I know the moves by now and, up close, find myself fascinated by details – her feet, the curve of instep and calf, the flexed toes. The intensity of her eye contact is more extreme when it reaches out for me suddenly from an inverted pose. Later on, a smile is a surprise, as this is the first I’ve seen cross her face in three shows.
I was that child who liked to think I could commune with the animals, and I enjoy the challenge of trying to win this creature’s trust by subtlety. Nevertheless, I’m aware of an underlying temptation to tease, what happens if I spook her? It’s a recognition of the performer beneath – how would Slingsby react as the animal in that situation – but, true to my nature I suppose, I gain more satisfaction in feeling that I’ve established a comfortable coexistence. When she comes to stand close by me, I put my hand on her shoulder, but stop short of stroking.
The end of the piece is unclear.

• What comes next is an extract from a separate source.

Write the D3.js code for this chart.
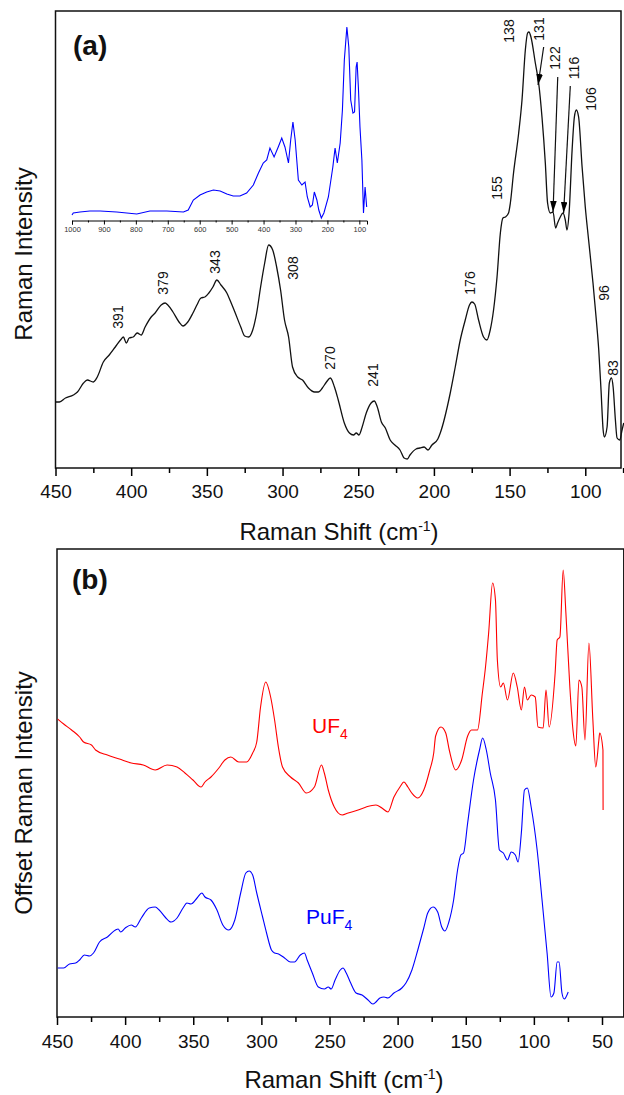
<!DOCTYPE html>
<html>
<head>
<meta charset="utf-8">
<script src="https://cdn.jsdelivr.net/npm/d3@7"></script>
<style>
  body { margin: 0; background: #fff; }
  text { font-family: "Liberation Sans", Arial, sans-serif; }
</style>
</head>
<body>
<div id="plot"></div>
<script>
// ---- data (Raman shift in cm-1, intensity in arbitrary units) ----

// panel (a): PuF4 spectrum
const puf4Main = [
  [450,66],[447.4,66],[443.4,70],[438.2,73],[435.5,76],[431.5,85],[429,88],[425,86],[422.4,91],
  [418.4,106],[414.5,113],[410.5,121],[406.5,129],[405.2,131],[403.2,125],[401.3,130],[398.7,131],
  [396,135],[393.4,133],[390.8,141],[386.8,151],[384.2,155],[380.2,163],[377.6,165],[375.8,163],
  [372.4,156],[368.4,146],[365.8,142],[362.6,146],[359.2,155],[356.6,163],[353.9,170],[351.3,171],
  [348.7,175],[346,181],[343.4,188],[340.7,183],[336.8,175],[334.2,166],[331.5,156],[327.6,141],
  [325,132],[322.4,131],[319.7,138],[317.1,155],[314.5,181],[311.8,205],[309.2,223],[306.5,218],
  [303.9,201],[301.3,178],[298.7,148],[296,131],[293.4,101],[290,91],[286.8,88],[282.9,80],
  [278.9,76],[276.3,76],[273.7,80],[271,86],[268.4,90],[265.7,81],[263.2,68],[259.2,45],
  [255.8,35],[253.1,33],[251.3,35],[249.5,33],[247.4,41],[244.7,55],[241.5,65],[239.4,67],
  [237.4,61],[234.7,46],[232.1,40],[228.9,28],[225.8,23],[222.4,18],[219.7,10],[217.6,9],
  [215.8,13],[211.8,19],[209.2,20],[206.5,21],[203.9,18],[201.3,23],[197.4,29],[195.8,35],
  [189.2,75],[185.9,101],[182.6,128],[179.3,148],[176.5,163],[174.9,166],[173.1,164],[170.5,148],
  [167.2,131],[165,128],[162.8,138],[160.6,158],[158.3,191],[156.1,235],[154.4,250],[152.8,251],
  [150.7,255],[149.5,265],[147.4,295],[144,335],[141.8,368],[139.6,418],[138.1,435],[137.2,436],
  [135.9,431],[133,405],[130.8,385],[128.6,351],[126.4,305],[124.9,265],[123.1,255],[121.3,256],
  [119.6,240],[118.3,245],[116.5,251],[114.7,255],[113.2,248],[112.1,238],[110.7,255],[108.7,318],
  [107.2,351],[105.9,358],[104.4,351],[102.1,301],[100,261],[97.8,228],[94.9,185],[92.7,148],
  [91.1,118],[89.6,78],[88.2,38],[87.4,31],[85.6,41],[84.1,85],[82.7,90],[81.6,81],[80.1,48],
  [79,30],[77.2,28],[75.7,38],[74.6,45]
];

// inset: full-range PuF4 spectrum
const puf4Inset = [
  [1000,0],[996,2],[975,3],[944,4],[912,4],[860,3],[797,1],[756,4],[703,4],[651,3],[636,5],
  [620,15],[599,20],[578,23],[557,25],[536,24],[515,21],[495,19],[474,19],[453,22],[432,30],
  [416,42],[401,52],[390,55],[380,67],[367,58],[354,68],[343,77],[333,68],[322,52],[315,75],
  [308,93],[301,75],[291,35],[280,30],[270,33],[263,18],[254,8],[247,10],[241,23],[233,15],
  [227,5],[219,-3],[211,2],[197,18],[183,48],[176,67],[169,52],[160,72],[153,105],[147,155],
  [139,188],[133,168],[127,115],[120,102],[115,103],[110,148],[107,153],[103,128],[98,88],
  [92,55],[87,2],[82,28],[77,8]
];

// panel (b): UF4 (offset) and PuF4
const uf4 = [
  [449.5,298],[445.1,293],[439.3,287],[433.4,280],[430.5,275],[424.7,272],[421.7,267],[413,262],
  [404.2,258],[395.5,254],[386.7,252],[377.9,247],[369.2,252],[361.9,250],[356.1,244],[350.2,237],
  [344.3,230],[341.4,235],[337,240],[331.2,249],[326.8,257],[322.4,260],[316.6,255],[310.8,255],
  [306.4,264],[303.4,275],[300.6,310],[296.8,335],[293.2,320],[290.3,297],[287.4,269],[284.5,250],
  [278.6,240],[272.8,234],[267,224],[261.1,230],[255.9,252],[253.8,244],[250.9,227],[246.5,210],
  [240.7,202],[236.3,204],[229,207],[223.1,210],[215.9,212],[211.5,209],[207.1,205],[202.7,220],
  [198.3,230],[195.4,235],[192.5,230],[189.6,224],[185.2,219],[180.8,227],[176.4,247],[173.5,264],
  [172.1,281],[168.2,290],[164.7,284],[162.1,267],[157.4,247],[153,257],[148.6,281],[145.8,287],
  [141.4,287],[137.8,324],[135.5,350],[133.2,384],[130.3,434],[128.2,417],[126.8,357],[124.4,330],
  [122.4,334],[119.4,317],[115.1,344],[112.2,330],[109.2,307],[106.9,330],[104.8,317],[102,322],
  [99,320],[97,290],[93.2,289],[91.1,327],[88.8,290],[84.4,344],[82.9,377],[80.9,380],[78.5,447],
  [76.5,404],[73.6,330],[71.3,287],[69.2,271],[66.9,337],[64.8,330],[62.5,277],[59.6,374],
  [56.7,297],[54.6,250],[52.3,277],[51.7,284],[49.3,267],[49.2,207]
];

const puf4 = [
  [449.5,49],[445.1,49],[440.8,53],[436.3,54],[433.4,57],[429.9,62],[426.1,61],[423.2,64],
  [418.8,75],[413,80],[407.1,87],[405.1,88],[403.3,85],[399.9,89],[395.5,92],[392.5,90],
  [388.1,99],[382.3,109],[377.9,110],[375,107],[370.7,100],[366.3,95],[361.9,99],[357.5,109],
  [354.6,114],[351.7,113],[347.2,119],[343.7,124],[341.4,120],[337,117],[332.6,107],[328.3,92],
  [323.9,87],[319.5,97],[315.2,124],[311.4,144],[309,146],[306.4,142],[303.4,124],[299.1,100],
  [296.2,84],[292.6,67],[290.3,64],[287.4,63],[283,59],[278.6,55],[275.7,55],[271.4,62],
  [268.4,64],[266.4,57],[262.6,44],[258.2,30],[253.8,28],[250.9,30],[248.8,28],[245.9,37],
  [242.1,47],[240.1,49],[237.7,44],[234.8,35],[230.5,24],[226.1,22],[221.7,17],[218.2,13],
  [215.9,15],[213,19],[210,20],[207.1,19],[202.7,24],[196.9,29],[193.9,34],[189.5,47],
  [185.2,67],[180.8,89],[177.9,104],[174,110],[170.6,105],[167.6,90],[165.3,86],[162.4,95],
  [158.9,117],[156,147],[153.6,162],[151.6,164],[148.6,194],[144.3,237],[139.9,267],[137.6,279],
  [134.9,267],[132,244],[128.2,217],[125.3,167],[122.4,164],[119.4,157],[116.6,165],[113.6,162],
  [111.6,155],[109.2,184],[106.9,227],[104.8,229],[102,210],[97.6,167],[94,117],[90.3,64],
  [87.4,20],[85.3,24],[82.9,55],[81.5,55],[79.4,24],[77.7,18],[74.8,25]
];

// tick values
const ticksA = [450, 400, 350, 300, 250, 200, 150, 100];
const minorA = [425, 375, 325, 275, 225, 175, 125, 75];
const ticksB = [450, 400, 350, 300, 250, 200, 150, 100, 50];
const minorB = [425, 375, 325, 275, 225, 175, 125, 75];
const ticksInset = [1000, 900, 800, 700, 600, 500, 400, 300, 200, 100];
const minorInset = [950, 850, 750, 650, 550, 450, 350, 250, 150];

// peak assignments in (a): label text and where it sits (shift, intensity)
const peakText = ["391","379","343","308","270","241","176","155","138","131","122","116","106","96","83"];
const peakAt = [[408.4,151],[378.9,185],[344.7,206],[293.4,200],[268.9,110],[240,93],[176.3,185],
  [158,280],[150.7,437],[130.4,439],[119.8,410],[107.7,400],[96.2,369],[87.8,175],[81.6,100]];
// arrows from label to shoulder: [fromShift, fromInt, toShift, toInt]
const arrows = [[127.5,421,131.2,383],[118.2,391,121.3,256],[109.9,382,114.3,255]];

// ---- drawing ----
const width = 624;
const height = 1095;

const svg = d3.select("div#plot")
  .append("svg")
    .attr("width", width)
    .attr("height", height);

svg.append("rect")
    .attr("width", width)
    .attr("height", height)
    .attr("fill", "white");

svg.append("defs").append("marker")
    .attr("id", "head")
    .attr("viewBox", "0 0 10 6")
    .attr("refX", 10).attr("refY", 3)
    .attr("markerUnits", "userSpaceOnUse")
    .attr("markerWidth", 11).attr("markerHeight", 6.6)
    .attr("orient", "auto")
  .append("path")
    .attr("d", "M0,0 L10,3 L0,6 Z")
    .attr("fill", "black");

function bottomAxis(scale, y, majors, minors, opts) {
  const g = svg.append("g").attr("transform", `translate(0, ${y})`);
  g.append("g")
      .call(d3.axisBottom(scale).tickValues(majors).tickSize(opts.major).tickPadding(opts.pad).tickFormat(d3.format("d")))
      .call(a => a.select(".domain").remove())
      .call(a => a.selectAll("line").attr("stroke-width", opts.sw))
      .call(a => a.selectAll("text").attr("font-size", opts.font).attr("fill", "#111"));
  g.append("g")
      .call(d3.axisBottom(scale).tickValues(minors).tickSize(opts.minor).tickFormat(""))
      .call(a => a.select(".domain").remove())
      .call(a => a.selectAll("line").attr("stroke-width", opts.sw));
  return g;
}

function xTitle(x, y) {
  const t = svg.append("text")
      .attr("x", x).attr("y", y)
      .attr("text-anchor", "middle")
      .attr("font-size", 24)
      .attr("fill", "#111")
      .text("Raman Shift (cm");
  t.append("tspan").attr("dy", -9).attr("font-size", 14).text("-1");
  t.append("tspan").attr("dy", 9).text(")");
}

function yTitle(x, y, label) {
  svg.append("text")
      .attr("transform", `translate(${x}, ${y}) rotate(-90)`)
      .attr("text-anchor", "middle")
      .attr("font-size", 24)
      .attr("fill", "#111")
      .text(label);
}

// ===== panel (a) =====
const xA = d3.scaleLinear().domain([450, 76.4]).range([55.5, 621]);
const yA = d3.scaleLinear().domain([0, 457]).range([468, 11]);

svg.append("rect")
    .attr("x", xA.range()[0]).attr("y", yA.range()[1])
    .attr("width", xA.range()[1] - xA.range()[0])
    .attr("height", yA.range()[0] - yA.range()[1])
    .attr("fill", "none").attr("stroke", "#111").attr("stroke-width", 1.5);

bottomAxis(xA, 468, ticksA, minorA, {major: 8, minor: 5, pad: 9, font: 19, sw: 1.5});

const lineA = d3.line().x(d => xA(d[0])).y(d => yA(d[1])).curve(d3.curveMonotoneX);
svg.append("path")
    .datum(puf4Main)
    .attr("d", lineA)
    .attr("fill", "none")
    .attr("stroke", "#111")
    .attr("stroke-width", 1.3);

// inset
const xIn = d3.scaleLinear().domain([1000, 76]).range([72, 367]);
const yIn = d3.scaleLinear().domain([0, 188]).range([215, 27]);

const inAxis = svg.append("g").attr("transform", "translate(0, 220.5)");
inAxis.append("g")
    .call(d3.axisBottom(xIn).tickValues(ticksInset).tickSize(4).tickPadding(2).tickFormat(d3.format("d")))
    .call(a => a.select(".domain").attr("stroke-width", 1))
    .call(a => a.selectAll("text").attr("font-size", 7.5).attr("fill", "#333"));
inAxis.append("g")
    .call(d3.axisBottom(xIn).tickValues(minorInset).tickSize(2).tickFormat(""))
    .call(a => a.select(".domain").remove());

svg.append("path")
    .datum(puf4Inset)
    .attr("d", d3.line().x(d => xIn(d[0])).y(d => yIn(d[1])))
    .attr("fill", "none")
    .attr("stroke", "#0000ff")
    .attr("stroke-width", 1.1);

// peak labels
svg.append("g").selectAll("text")
  .data(peakText)
  .join("text")
    .attr("transform", (d, i) => `translate(${xA(peakAt[i][0])}, ${yA(peakAt[i][1])}) rotate(-90)`)
    .attr("text-anchor", "middle")
    .attr("dominant-baseline", "central")
    .attr("font-size", 14)
    .attr("fill", "#111")
    .text(d => d);

svg.append("g").selectAll("line")
  .data(arrows)
  .join("line")
    .attr("x1", d => xA(d[0])).attr("y1", d => yA(d[1]))
    .attr("x2", d => xA(d[2])).attr("y2", d => yA(d[3]))
    .attr("stroke", "#111")
    .attr("stroke-width", 1.2)
    .attr("marker-end", "url(#head)");

svg.append("text")
    .attr("x", 73).attr("y", 55)
    .attr("font-size", 28).attr("font-weight", "bold")
    .attr("fill", "#111")
    .text("(a)");

xTitle(339, 540);
yTitle(32, 254, "Raman Intensity");

// ===== panel (b) =====
const xB = d3.scaleLinear().domain([450, 34]).range([57, 623.8]);
const yB = d3.scaleLinear().domain([0, 468]).range([1017, 549]);

svg.append("rect")
    .attr("x", xB.range()[0]).attr("y", yB.range()[1])
    .attr("width", xB.range()[1] - xB.range()[0])
    .attr("height", yB.range()[0] - yB.range()[1])
    .attr("fill", "none").attr("stroke", "#111").attr("stroke-width", 1.5);

bottomAxis(xB, 1017, ticksB, minorB, {major: 8, minor: 5, pad: 10, font: 19, sw: 1.5});

const lineB = d3.line().x(d => xB(d[0])).y(d => yB(d[1])).curve(d3.curveMonotoneX);
svg.append("path")
    .datum(uf4)
    .attr("d", lineB)
    .attr("fill", "none")
    .attr("stroke", "#ff0000")
    .attr("stroke-width", 1.1);

svg.append("path")
    .datum(puf4)
    .attr("d", lineB)
    .attr("fill", "none")
    .attr("stroke", "#0000ff")
    .attr("stroke-width", 1.1);

function seriesLabel(shift, inten, name, color) {
  const t = svg.append("text")
      .attr("x", xB(shift)).attr("y", yB(inten))
      .attr("font-size", 21)
      .attr("fill", color)
      .text(name);
  t.append("tspan").attr("dy", 6).attr("font-size", 14).text("4");
}
seriesLabel(262.8, 284, "UF", "#ff0000");
seriesLabel(267.2, 93, "PuF", "#0000ff");

svg.append("text")
    .attr("x", 72).attr("y", 589)
    .attr("font-size", 28).attr("font-weight", "bold")
    .attr("fill", "#111")
    .text("(b)");

xTitle(344, 1088);
yTitle(32, 793, "Offset Raman Intensity");
</script>
</body>
</html>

I hear a knock at the door, but don’t know if that means I need to leave. I want to stay longer. See all this can be. I want to watch again. To watch others watching, and see what changes. But the performer in front of me no longer seems to be performing. I think my 15 minutes are over. But I will keep thinking about this Encounter, what I saw in her, and in me, for a long time.
The order in which I watched the pieces no doubt contributes to my understanding of the trilogy as a whole, and I would suggest that the three-show format is designed to offer the work to different markets, rather than for all to be seen by the same audience. Encounter can sit nicely alongside either the Raw or Original treatments, but I’m not sure there is anything additional to be gained from seeing both of the longer pieces. Not in such close proximity anyway. Give it another few months and I’ll be ready to try again, in a different order this time!